Exactly why the name came about we can’t be sure but much as it is easy to be dismissive of American exceptionalism and insularity, there are a few things that should be noted. First, at the time it was the only pro baseball league anywhere in the world. Indeed, MLB, or more accurately the National League, was the world’s first “established professional sports league” when it was founded in 1876.
The sport came much later to Asia, Europe and Australasia, whilst professional leagues were established in Mexico in 1925, Puerto Rico in 1938 and other parts of Latin America in the mid-20th century. As the only professional league in the world at the time, it is easy to see why Americans would view the champions of their league as the champions of the world. Thus, calling the play-offs the world’s series, or similar, is not perhaps as strange as it may seem.
Additionally, it was at around the birth of the World Series that many feel America became a global superpower. America had been growing in population, riches and influence for many decades but in 1898 the Treaty of Paris meant the US was a “colonial power with overseas dependencies”.
This may not fully make sense of a world series that only contained American teams until 1969 and only American and Canadian since then, but it does make the sentiment of fans more understandable within a historical context. It should also be noted that for a time in the 19th century the play-off game was called the Championship of the United States. Some argue that the name world series garnered traction as the media and fans began to refer to the winners of these 19th-century contests as the world champions and this certainly seems highly plausible.
Did Barney Dreyfuss Create The World Series?
German-born Bernhard “Barney” Dreyfuss came to the States as a 16 year old in 1881 and would go on to own a number of baseball clubs, starting with the Louisville Colonels in 1890. He is best known for his ownership of the Pittsburgh Pirates though, heading the team from 1900 until his death in 1932. He helped them win two World Series and he was inducted into the sport’s Hall of Fame in 2008.

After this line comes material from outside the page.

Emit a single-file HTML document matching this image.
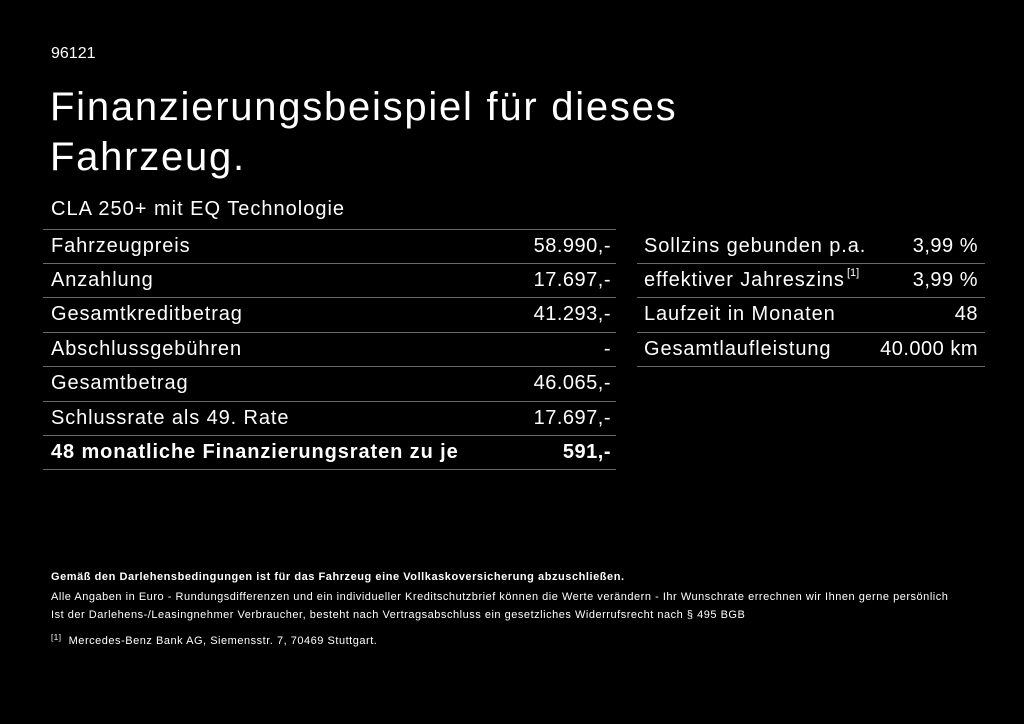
<!DOCTYPE html>
<html><head><meta charset="utf-8"><style>
body{margin:0;width:1024px;height:724px;background:#000;color:#fff;font-family:"Liberation Sans",sans-serif;position:relative;overflow:hidden}
.a{position:absolute;white-space:nowrap}
.ln{position:absolute;height:1px;background:#6a6a6a}
.r{position:absolute;font-size:20px;line-height:34px;height:34px;white-space:nowrap;letter-spacing:0.9px}
.rt{text-align:right;letter-spacing:0.5px}
.f{font-size:11px;letter-spacing:0.52px}
</style></head><body>
<div class="a" style="left:51px;top:45px;font-size:16px">96121</div>
<div class="a" style="left:50px;top:82px;font-size:40px;line-height:50px;letter-spacing:1.75px">Finanzierungsbeispiel für dieses<br>Fahrzeug.</div>
<div class="a" style="left:51px;top:198px;font-size:20px;letter-spacing:1px">CLA 250+ mit EQ Technologie</div>

<div class="ln" style="left:43px;width:573px;top:229px"></div>
<div class="ln" style="left:43px;width:573px;top:263px"></div>
<div class="ln" style="left:43px;width:573px;top:297px"></div>
<div class="ln" style="left:43px;width:573px;top:332px"></div>
<div class="ln" style="left:43px;width:573px;top:366px"></div>
<div class="ln" style="left:43px;width:573px;top:401px"></div>
<div class="ln" style="left:43px;width:573px;top:435px"></div>
<div class="ln" style="left:43px;width:573px;top:469px"></div>

<div class="r" style="left:51px;top:229px">Fahrzeugpreis</div><div class="r rt" style="right:413px;top:229px">58.990,-</div>
<div class="r" style="left:51px;top:263px">Anzahlung</div><div class="r rt" style="right:413px;top:263px">17.697,-</div>
<div class="r" style="left:51px;top:297px">Gesamtkreditbetrag</div><div class="r rt" style="right:413px;top:297px">41.293,-</div>
<div class="r" style="left:51px;top:332px">Abschlussgebühren</div><div class="r rt" style="right:413px;top:332px">-</div>
<div class="r" style="left:51px;top:366px">Gesamtbetrag</div><div class="r rt" style="right:413px;top:366px">46.065,-</div>
<div class="r" style="left:51px;top:401px">Schlussrate als 49. Rate</div><div class="r rt" style="right:413px;top:401px">17.697,-</div>
<div class="r" style="left:51px;top:435px;font-weight:bold">48 monatliche Finanzierungsraten zu je</div><div class="r rt" style="right:413px;top:435px;font-weight:bold">591,-</div>

<div class="ln" style="left:637px;width:348px;top:263px"></div>
<div class="ln" style="left:637px;width:348px;top:297px"></div>
<div class="ln" style="left:637px;width:348px;top:332px"></div>
<div class="ln" style="left:637px;width:348px;top:366px"></div>
<div class="r" style="left:644px;top:229px">Sollzins gebunden p.a.</div><div class="r rt" style="right:46px;top:229px">3,99 %</div>
<div class="r" style="left:644px;top:263px">effektiver Jahreszins</div><div class="a" style="left:847px;top:267px;font-size:11px">[1]</div><div class="r rt" style="right:46px;top:263px">3,99 %</div>
<div class="r" style="left:644px;top:297px">Laufzeit in Monaten</div><div class="r rt" style="right:46px;top:297px">48</div>
<div class="r" style="left:644px;top:332px">Gesamtlaufleistung</div><div class="r rt" style="right:46px;top:332px">40.000 km</div>

<div class="a f" style="left:51px;top:571px;font-weight:bold;letter-spacing:0.55px">Gemäß den Darlehensbedingungen ist für das Fahrzeug eine Vollkaskoversicherung abzuschließen.</div>
<div class="a f" style="left:51px;top:591px">Alle Angaben in Euro - Rundungsdifferenzen und ein individueller Kreditschutzbrief können die Werte verändern - Ihr Wunschrate errechnen wir Ihnen gerne persönlich</div>
<div class="a f" style="left:51px;top:609px">Ist der Darlehens-/Leasingnehmer Verbraucher, besteht nach Vertragsabschluss ein gesetzliches Widerrufsrecht nach § 495 BGB</div>
<div class="a f" style="left:51px;top:633px"><span style="font-size:8px;vertical-align:4px">[1]</span>&nbsp; Mercedes-Benz Bank AG, Siemensstr. 7, 70469 Stuttgart.</div>
</body></html>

Some feel it is he who should have the honour as the “creator” of the World Series. His Pirates were champions of the National League three years in a row from 1901 but this was at a time when the far newer American League was trying to expand and compete with the NL. He is credited with helping create a deal between the two leagues to help them both prosper and with coming together with owner of the Boston Americans, Henry Killilea, dubbed the “godfather of the American League”, to create the World Series.
The actions of Dreyfuss and Killilea certainly did lead to the creation of the first official World Series in 1903 but the name, as we have seen, pre-dates that. Dreyfuss purportedly (though we cannot find a reliable source for this) invited Killilea’s Americans to play in a “World’s Championship Series” and whilst this action may have helped solidify the name, it does not really explain it in the first instance.
Why is the World Series called the World Series? We can’t really be perfectly sure! It definitely isn’t anything to do with a newspaper or sponsorship though, of that we can be pretty certain. Equally, it is not because of a letter from Barney Dreyfuss, which may or may not have existed, because the name pre-dates that by around 20 years.
The most likely explanation, in our eyes, is that at a time when America was home to the only professional baseball league in the world, it seemed natural to view the best American side as the world champions. The tag of best side in the States was given to the winner of a post-season play-off series of games and this gradually became known as the world series or world’s series. This was possibly in the same way that in athletics we refer to the World Championships as the worlds.
The name gradually became more and more synonymous with the sport’s crunch game/series, helped by America’s growing stature in the world and media reports declaring winners “world champions”. In 1903 we saw the first official World’s Championship Series and over time this became universally and officially shortened to the World Series.